Copy exactly the lines from the beginning of the data down to and including the line holding "sep=0pt] (title) at", without any pictures.

### Supplied information:
=======

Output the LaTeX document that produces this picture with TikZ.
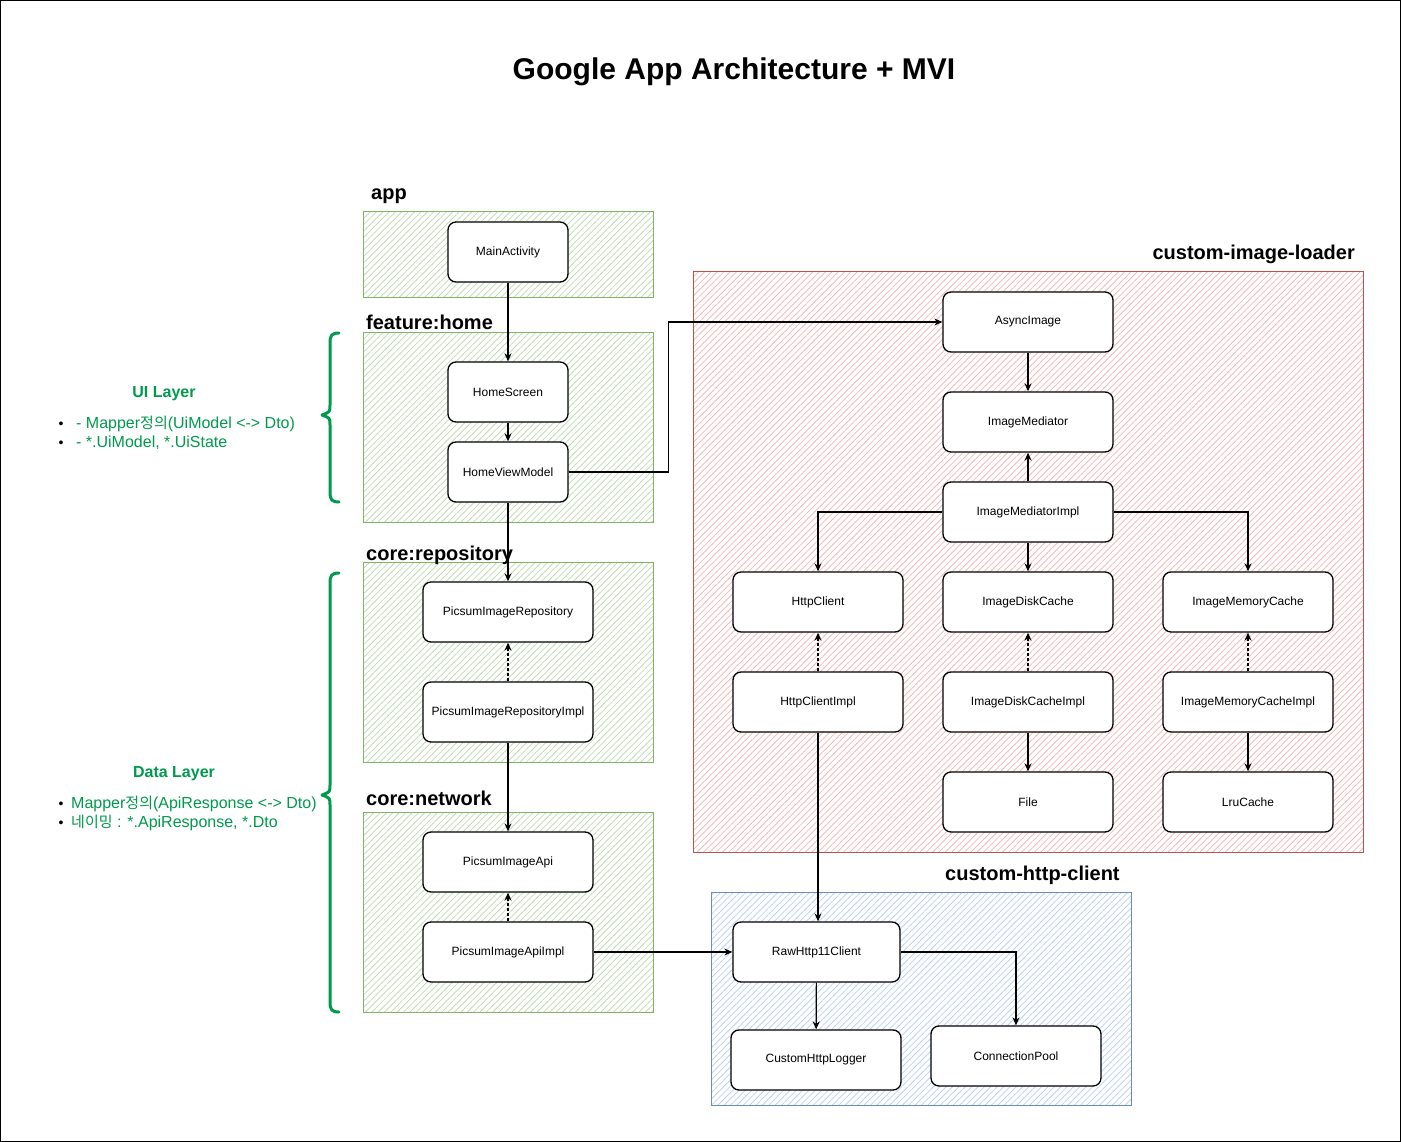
\documentclass[tikz,border=0pt]{standalone}
\usepackage{fontspec}
\setmainfont{Liberation Sans}
\newfontfamily\kr{Noto Sans CJK KR}
\usetikzlibrary{arrows.meta,patterns.meta,calc}
\definecolor{uigreen}{HTML}{00994D}
\definecolor{gstroke}{HTML}{82B366}
\definecolor{ghatch}{HTML}{BEDDB2}
\definecolor{rstroke}{HTML}{B85450}
\definecolor{rhatch}{HTML}{F4B8B6}
\definecolor{bstroke}{HTML}{6C8EBF}
\definecolor{bhatch}{HTML}{BCD2F2}
\tikzset{
  box/.style={draw=black,line width=1.3pt,rounded corners=8pt,fill=white,
    font=\fontsize{12}{14}\selectfont,align=center,inner sep=0pt},
  w120/.style={box,minimum width=120pt,minimum height=60pt},
  w170/.style={box,minimum width=170pt,minimum height=60pt},
  arr/.style={line width=1.2pt,-{Stealth[length=8pt,width=7pt]}},
  darr/.style={arr,dashed,dash pattern=on 3pt off 2pt},
  grp/.style={line width=1pt},
  hatch/.style={pattern={Lines[angle=45,distance=4.5pt,line width=0.8pt]}},
  glabel/.style={font=\fontsize{20}{24}\selectfont\bfseries,inner sep=0pt},
  brace/.style={draw=uigreen,line width=3pt,line cap=round,line join=round},
  note/.style={font=\fontsize{16}{19}\selectfont,text=uigreen,inner sep=0pt},
  notetitle/.style={font=\fontsize{16}{19}\selectfont\bfseries,text=uigreen,inner sep=0pt},
  bul/.style={font=\fontsize{14}{16}\selectfont,inner sep=0pt},
}
\begin{document}
\begin{tikzpicture}[x=1pt,y=-1pt]
\useasboundingbox (0,0) rectangle (1401,1142);
\draw[line width=0.8pt] (0.5,0.5) rectangle (1400.5,1141.5);

% title
\node[font=\fontsize{30}{36}\selectfont\bfseries,anchor=base,inner sep=0pt] (title) at (734,80) {Google App Architecture + MVI};

% green containers
\foreach \ya/\yb in {212/298,332/522,562/762,812/1012}{
  \fill[hatch,pattern color=ghatch] (363,\ya) rectangle (653,\yb);
  \draw[grp,draw=gstroke] (363,\ya) rectangle (653,\yb);
}
% red container
\fill[hatch,pattern color=rhatch] (693,272) rectangle (1363,852);
\draw[grp,draw=rstroke] (693,272) rectangle (1363,852);
% blue container
\fill[hatch,pattern color=bhatch] (711,892) rectangle (1131,1105);
\draw[grp,draw=bstroke] (711,892) rectangle (1131,1105);

% group labels
\node[glabel,anchor=base west] (lapp) at (371,200) {app};
\node[glabel,anchor=base west] (lfh) at (366,330) {feature:home};
\node[glabel,anchor=base west] (lcr) at (366,560) {core:repository};
\node[glabel,anchor=base west] (lcn) at (366,805) {core:network};
\node[glabel,anchor=base east] (lcil) at (1355,260) {custom-image-loader};
\node[glabel,anchor=base west] (lchc) at (945,880) {custom-http-client};

% nodes
\node[w120] (ma) at (508,252) {\raisebox{-1pt}{MainActivity}};
\node[w120] (hs) at (508,392) {\raisebox{-1pt}{HomeScreen}};
\node[w120] (hvm) at (508,472) {\raisebox{-1pt}{HomeViewModel}};
\node[w170] (pir) at (508,612) {\raisebox{-1pt}{PicsumImageRepository}};
\node[w170] (piri) at (508,712) {\raisebox{-1pt}{PicsumImageRepositoryImpl}};
\node[w170] (pia) at (508,862) {\raisebox{-1pt}{PicsumImageApi}};
\node[w170] (piai) at (508,952) {\raisebox{-1pt}{PicsumImageApiImpl}};

\node[w170] (ai) at (1028,322) {\raisebox{-1pt}{AsyncImage}};
\node[w170] (im) at (1028,422) {\raisebox{-1pt}{ImageMediator}};
\node[w170] (imi) at (1028,512) {\raisebox{-1pt}{ImageMediatorImpl}};
\node[w170] (hc) at (818,602) {\raisebox{-1pt}{HttpClient}};
\node[w170] (idc) at (1028,602) {\raisebox{-1pt}{ImageDiskCache}};
\node[w170] (imc) at (1248,602) {\raisebox{-1pt}{ImageMemoryCache}};
\node[w170] (hci) at (818,702) {\raisebox{-1pt}{HttpClientImpl}};
\node[w170] (idci) at (1028,702) {\raisebox{-1pt}{ImageDiskCacheImpl}};
\node[w170] (imci) at (1248,702) {\raisebox{-1pt}{ImageMemoryCacheImpl}};
\node[w170] (file) at (1028,802) {\raisebox{-1pt}{File}};
\node[w170] (lru) at (1248,802) {\raisebox{-1pt}{LruCache}};

\node[box,minimum width=167pt,minimum height=60pt] (raw) at (816.5,952) {\raisebox{-1pt}{RawHttp11Client}};
\node[w170] (chl) at (816,1060) {\raisebox{-1pt}{CustomHttpLogger}};
\node[w170] (cp) at (1016,1056) {\raisebox{-1pt}{ConnectionPool}};

% connectors
\draw[arr] (ma) -- (hs);
\draw[arr] (hs) -- (hvm);
\draw[arr] (hvm) -- (pir);
\draw[arr] (hvm.east) -- ++(100,0) |- (ai);
\draw[darr] (piri) -- (pir);
\draw[arr] (piri) -- (pia);
\draw[darr] (piai) -- (pia);
\draw[arr] (piai) -- (raw);

\draw[arr] (ai) -- (im);
\draw[arr] (imi) -- (im);
\draw[arr] (imi.west) -| (hc);
\draw[arr] (imi) -- (idc);
\draw[arr] (imi.east) -| (imc);
\draw[darr] (hci) -- (hc);
\draw[darr] (idci) -- (idc);
\draw[darr] (imci) -- (imc);
\draw[arr] (hci.south) -- (hci.south |- raw.north);
\draw[arr] (idci) -- (file);
\draw[arr] (imci) -- (lru);
\draw[arr] (raw) -- (chl);
\draw[arr] (raw.east) -| (cp);

% braces
\draw[brace] (339,333) .. controls (331,333) and (330,336) .. (330,344)
  -- (330,405) .. controls (330,412) .. (322,415) .. controls (330,418) .. (330,425)
  -- (330,492) .. controls (330,500) and (332,502) .. (339,502);
\draw[brace] (339,573) .. controls (331,573) and (330,576) .. (330,584)
  -- (330,785) .. controls (330,792) .. (322,795) .. controls (330,798) .. (330,805)
  -- (330,1002) .. controls (330,1010) and (332,1012) .. (339,1012);

% notes
\node[notetitle,anchor=base] (uil) at (164,397) {UI Layer};
\node[bul,anchor=base] (b1) at (61,428) {•};
\node[bul,anchor=base] (b2) at (61,447) {•};
\node[note,anchor=base west] (u1) at (76,428) {- Mapper{\kr\fontsize{15}{18}\selectfont 정의}(UiModel <-> Dto)};
\node[note,anchor=base west] (u2) at (76,447) {- *.UiModel, *.UiState};

\node[notetitle,anchor=base] (dl) at (174,777) {Data Layer};
\node[bul,anchor=base] (b3) at (61,808) {•};
\node[bul,anchor=base] (b4) at (61,827) {•};
\node[note,anchor=base west] (d1) at (71,808) {Mapper{\kr\fontsize{15}{18}\selectfont 정의}(ApiResponse <-> Dto)};
\node[note,anchor=base west] (d2) at (71,827) {{\kr\fontsize{15}{18}\selectfont 네이밍} : *.ApiResponse, *.Dto};
\end{tikzpicture}
\end{document}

=======

### Result of the task:
Output the LaTeX document that produces this picture with TikZ.
\documentclass[tikz,border=0pt]{standalone}
\usepackage{fontspec}
\setmainfont{Liberation Sans}
\newfontfamily\kr{Noto Sans CJK KR}
\usetikzlibrary{arrows.meta,patterns.meta,calc}
\definecolor{uigreen}{HTML}{00994D}
\definecolor{gstroke}{HTML}{82B366}
\definecolor{ghatch}{HTML}{BEDDB2}
\definecolor{rstroke}{HTML}{B85450}
\definecolor{rhatch}{HTML}{F4B8B6}
\definecolor{bstroke}{HTML}{6C8EBF}
\definecolor{bhatch}{HTML}{BCD2F2}
\tikzset{
  box/.style={draw=black,line width=1.3pt,rounded corners=8pt,fill=white,
    font=\fontsize{12}{14}\selectfont,align=center,inner sep=0pt},
  w120/.style={box,minimum width=120pt,minimum height=60pt},
  w170/.style={box,minimum width=170pt,minimum height=60pt},
  arr/.style={line width=1.2pt,-{Stealth[length=8pt,width=7pt]}},
  darr/.style={arr,dashed,dash pattern=on 3pt off 2pt},
  grp/.style={line width=1pt},
  hatch/.style={pattern={Lines[angle=45,distance=4.5pt,line width=0.8pt]}},
  glabel/.style={font=\fontsize{20}{24}\selectfont\bfseries,inner sep=0pt},
  brace/.style={draw=uigreen,line width=3pt,line cap=round,line join=round},
  note/.style={font=\fontsize{16}{19}\selectfont,text=uigreen,inner sep=0pt},
  notetitle/.style={font=\fontsize{16}{19}\selectfont\bfseries,text=uigreen,inner sep=0pt},
  bul/.style={font=\fontsize{14}{16}\selectfont,inner sep=0pt},
}
\begin{document}
\begin{tikzpicture}[x=1pt,y=-1pt]
\useasboundingbox (0,0) rectangle (1401,1142);
\draw[line width=0.8pt] (0.5,0.5) rectangle (1400.5,1141.5);

% title
\node[font=\fontsize{30}{36}\selectfont\bfseries,anchor=base,inner sep=0pt] (title) at (734,80) {Google App Architecture + MVI};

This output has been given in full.